Alabama Miners Are Holding Firm on the Longest Ongoing Strike in the US
Miners in Alabama went on strike in April 2021 after the company hit them with wage and benefit cuts. A year and a half later, with the company continuing to post record profits, the miners and their families are still on strike — and still refusing to back down.

Members of the United Mine Workers of America (UMWA) during a strike against Alabama’s Warrior Met Coal at the BlackRock offices in New York, on July 28, 2021. (Angus Mordant / Bloomberg via Getty Images)
A somber bell toll broke the silence outside the West Brookwood Church in Tuscaloosa County, Alabama. The white-gloved hand of Larry Spencer, international vice president of United Mine Workers of America (UMWA) District 20, solemnly struck the miners’ memorial bell as the names of victims of mine-related deaths were read aloud.
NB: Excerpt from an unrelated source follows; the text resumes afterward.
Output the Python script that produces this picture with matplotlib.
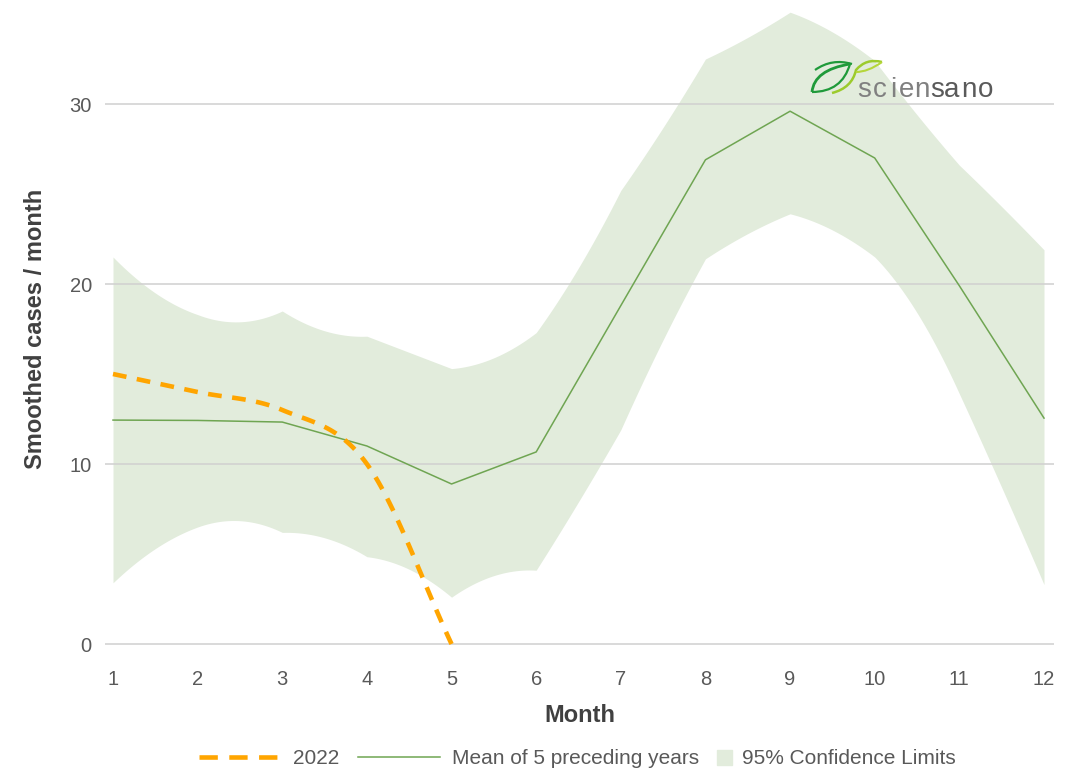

“As we gather this evening for our service, it is appropriate that we remember in the past twelve months over 2021 and 2022 there has been tremendous heartache as the result of mining accidents across this country,” Thomas Wilson, a retired UMWA staff representative, announced from the podium. “Twelve coal miners’ lives have been snuffed out — also, nineteen metal and nonmetal miners — for a total of thirty-one fallen miners since we last gathered.”
The annual Miners’ Memorial Service commemorates not only those who left for work in the mines over the past year never to come home again; it also honors the thirteen men who died in a series of explosions in Jim Walter Resources Mine No. 5 in Brookwood on September 23, 2001. Standing on the front lawn of the church in the shadows of mine tipples, families reminisced about gathering at the same location on that fateful day in September when they anxiously waited to hear if their loved ones had survived the blasts.